Lorena was tired of visiting this neighborhood. She just wanted this nightmare to end. She’d be glad to finish this and go back to Cleveland, to Grace, to her regular detective duties, and to the city that Jack’s ex didn’t inhabit.
“Hey, I’ve got something else,” she said. “He and his wife own another property besides this one. Actual
ly, they own four. The third one is in Olympia, Washington. But he must own something far outside the city because it’s on twenty-three acres. Let me text Craig, see if he can bring any similar murders up in that area.”
She sent a quick text and went back to her screen on her laptop of property ownership in Martin’s name.
“The other property listed is about an hour north, I think. It looks like it’s a home and forty acres. Let me get an aerial map pulled up.”
“Sounds like a good place to take women.”
“Yeah, this is perfect. Completely surrounded by trees. Remote. Small lake.”
“What’s the fourth property?”
“Look like commercial real estate.”
Jack sighed as they pulled into his drive and put it in park. “Yeah, but it could be a front for hiding more women away.”
“Sick,” Lorena said, thinking out loud how demented this man would have to be. It was just so strange. When she’d met him, she hadn’t gotten a bad vibe from him. She hadn’t been looking at him like a suspect, though. She’d been after someone else. “I didn’t tell you earlier, but when I was at the free clinic…”
“What is it?”
Lorena paused before explaining, “I thought I heard his voice. It freaked me out a little. I only talked to him on the phone once, but I thought I heard his voice standing out in the crowd of people talking in that lobby. When I turned around, I fully expected to see him there ready to shoot me or something. It was spooky. But, then I just saw the doctors talking and the dental assistants and the feds all talking. I didn’t realize until about twenty minutes ago that I had actually heard him. I talked to Martin. He didn’t sound like the man on the phone. I think he has this…”

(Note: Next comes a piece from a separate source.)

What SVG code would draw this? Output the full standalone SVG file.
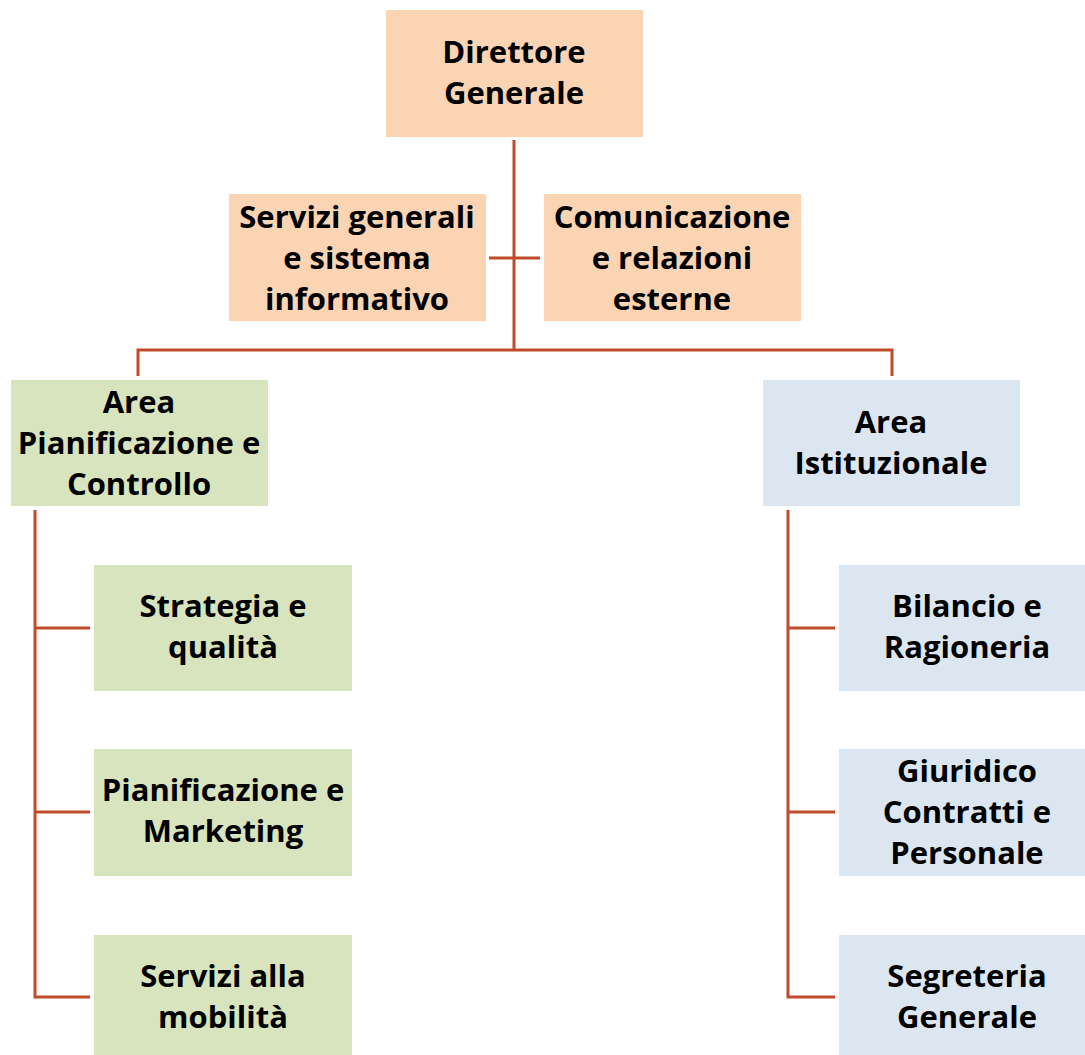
<svg xmlns="http://www.w3.org/2000/svg" width="1085" height="1055" viewBox="0 0 1085 1055">
<style>
.o{fill:#FBD4B4}
.g{fill:#D7E4BD}
.b{fill:#DCE6F1}
text{font-family:"Open Sans","Liberation Sans",sans-serif;font-weight:700;font-size:31px;fill:#000;text-anchor:middle;font-variant-ligatures:none}
.c{fill:none;stroke:#BF4B28;stroke-width:3}
</style>
<rect width="1085" height="1055" fill="#fff"/>
<g id="connectors" class="c">
<path d="M514,140V350"/>
<path d="M489,258H540"/>
<path d="M138,376V350H892V376"/>
<path d="M35,510V997H90M35,628H90M35,812H90"/>
<path d="M788,510V997H835M788,628H835M788,812H835"/>
</g>
<g id="direttore"><rect class="o" x="386" y="10" width="257" height="127"/><text x="514" y="63">Direttore</text><text x="514" y="104">Generale</text></g>
<g id="servizi-generali"><rect class="o" x="229" y="194" width="257" height="127"/><text x="357" y="228">Servizi generali</text><text x="357" y="269">e sistema</text><text x="357" y="310">informativo</text></g>
<g id="comunicazione"><rect class="o" x="544" y="194" width="257" height="127"/><text x="672" y="228">Comunicazione</text><text x="672" y="269">e relazioni</text><text x="672" y="310">esterne</text></g>
<g id="area-pianificazione"><rect class="g" x="11" y="380" width="257" height="126"/><text x="139" y="413">Area</text><text x="139" y="454">Pianificazione e</text><text x="139" y="495">Controllo</text></g>
<g id="area-istituzionale"><rect class="b" x="763" y="380" width="257" height="126"/><text x="891" y="433">Area</text><text x="891" y="474">Istituzionale</text></g>
<g id="strategia"><rect class="g" x="94" y="565" width="258" height="126"/><text x="223" y="617">Strategia e</text><text x="223" y="658">qualità</text></g>
<g id="pianificazione-marketing"><rect class="g" x="94" y="749" width="258" height="127"/><text x="223" y="801">Pianificazione e</text><text x="223" y="842">Marketing</text></g>
<g id="servizi-mobilita"><rect class="g" x="94" y="935" width="258" height="126"/><text x="223" y="987">Servizi alla</text><text x="223" y="1028">mobilità</text></g>
<g id="bilancio"><rect class="b" x="839" y="565" width="257" height="126"/><text x="967" y="617">Bilancio e</text><text x="967" y="658">Ragioneria</text></g>
<g id="giuridico"><rect class="b" x="839" y="749" width="257" height="127"/><text x="967" y="782">Giuridico</text><text x="967" y="823">Contratti e</text><text x="967" y="864">Personale</text></g>
<g id="segreteria"><rect class="b" x="839" y="935" width="257" height="126"/><text x="967" y="987">Segreteria</text><text x="967" y="1028">Generale</text></g>
</svg>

“What? A Darth Vader voice changer for the phone calls?” he joked, and Lorena slugged his arm. “I’m kidding. What does he have?”
“This whole other side. I think he can make himself sound and appear like an innocent, old man. But…I don’t know. I think he’s something else. I should’ve walked over and confronted him. I knew in my mind that I heard the same voice.”
“You need to listen to your instincts better,” he reprimanded.